January 10, 2012
The EU has decided to move ahead by a week its meeting on an embargo as Iran begins enriching uranium at an underground bunker near the Islamic holy city of Qom. News of the enrichment was announced as Iran decided to execute an American national as a spy.
The embargo – characterized as an act of war by presidential candidate Ron Paul – will likely take several months to start because European countries fear shocks to their fragile economies. Greece, Britain, France, the Netherlands and Germany have proposed “grace periods” on existing contracts of between one month and 12 months to allow them to find alternative suppliers before implementing an embargo, Reuters reports today.
On Monday, the United Nations’ International Atomic Energy Agency confirmed Iran has started enriching uranium at an underground plant the media described in 2009 as secret. Iran followed IAEA rules, which state that it must report the existence of any new site 180 days before putting radioactive materials into it.
Iran insists activity at the underground Fordo enrichment plant is under IAEA supervision. Iran’s permanent representative to the IAEA, Ali-Asghar Soltanieh, said “every step we have taken so far has been and every step we will take in the future will be under the IAEA framework and surveillance,” adding that “now with the 24-hour (surveillance by) cameras and inspections, the enrichment activities in Natanz and Fordo are under the control of the IAEA.”
Soltanieh said the media hype about uranium enrichment in Fordo is “politically motivated.” He added that the purpose of enrichment activities in the facility is to provide radioisotopes needed for cancer patients.
France characterized the IAEA monitored enrichment site as a “new provocation.” A statement released by the French Foreign Ministry claims that the move “leaves us with no other choice but to reinforce international sanctions and to adopt, with our European partners and all willing countries, measures of an intensity and severity without precedent.”

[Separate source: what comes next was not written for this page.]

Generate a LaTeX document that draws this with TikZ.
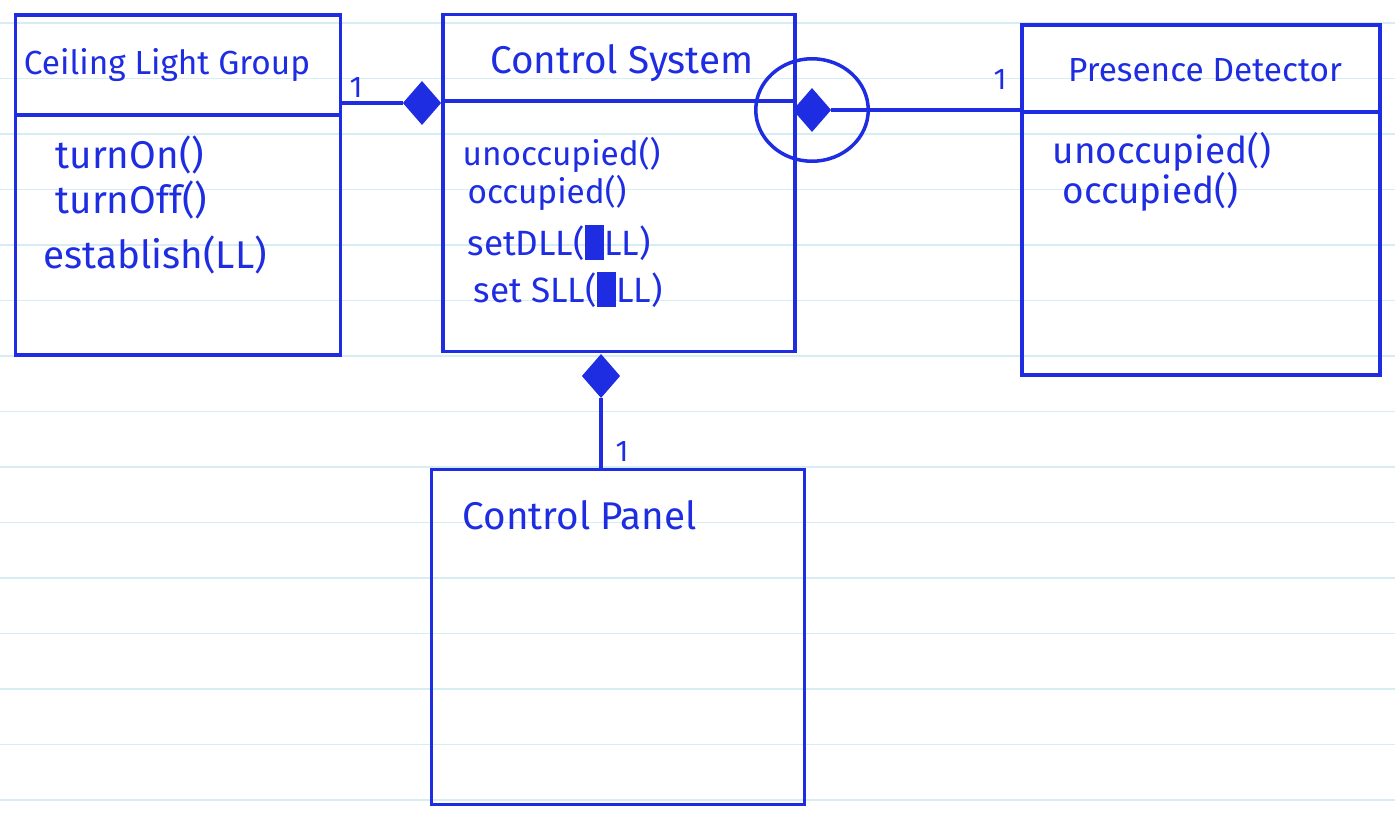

British Foreign Secretary William Hague has reportedly described Iran’s new enrichment as a “provocative act which further undermines Iran’s claims that its program is entirely civilian in nature.” Hague insisted Iran “already has sufficient enriched uranium to power the (Tehran research) reactor for more than five years and has not even installed the equipment necessary to manufacture fuel elements.”
Dennis Ross said Obama is prepared to use military force to prevent Iran from acquiring a nuclear weapon if sanctions and diplomacy fail. Ross served two years on Obama’s National Security Council and a year as Secretary of State Hillary Clinton’s special adviser on Iran. ”There are consequences if you act militarily, and there’s big consequences if you don’t act,” he said.
Ross has close ties with Israel. He currently resides at the Washington Insititute for Near East Policy, a neocon think-tank that worked with the Project for the New American Century on the invasion of Iraq that has so far claimed over a million Iraqi lives.
Ross made his comments a day after Defense Secretary Leon Panetta said the United States would strike Iran if it continued work on a nuclear weapon. ”They need to know that if they take that step, they’re going to get stopped,” Panetta said.
Over the weekend, Panetta said although Iran does not yet have a nuclear weapon and it is not working on one, the United States and its allies should continue diplomatic and economic pressure on Tehran. “We have common cause here with Israel. And the better approach is for us to work together,” he said.
IDF Chief of Staff Lt. Gen. Benny Gantz said on Tuesday that “2012 will be a critical year in the connection between Iran gaining nuclear power, changes in leadership, continuing pressure from the international community and events that happen unnaturally.”
Gantz did not clarify what he meant by “unnaturally.”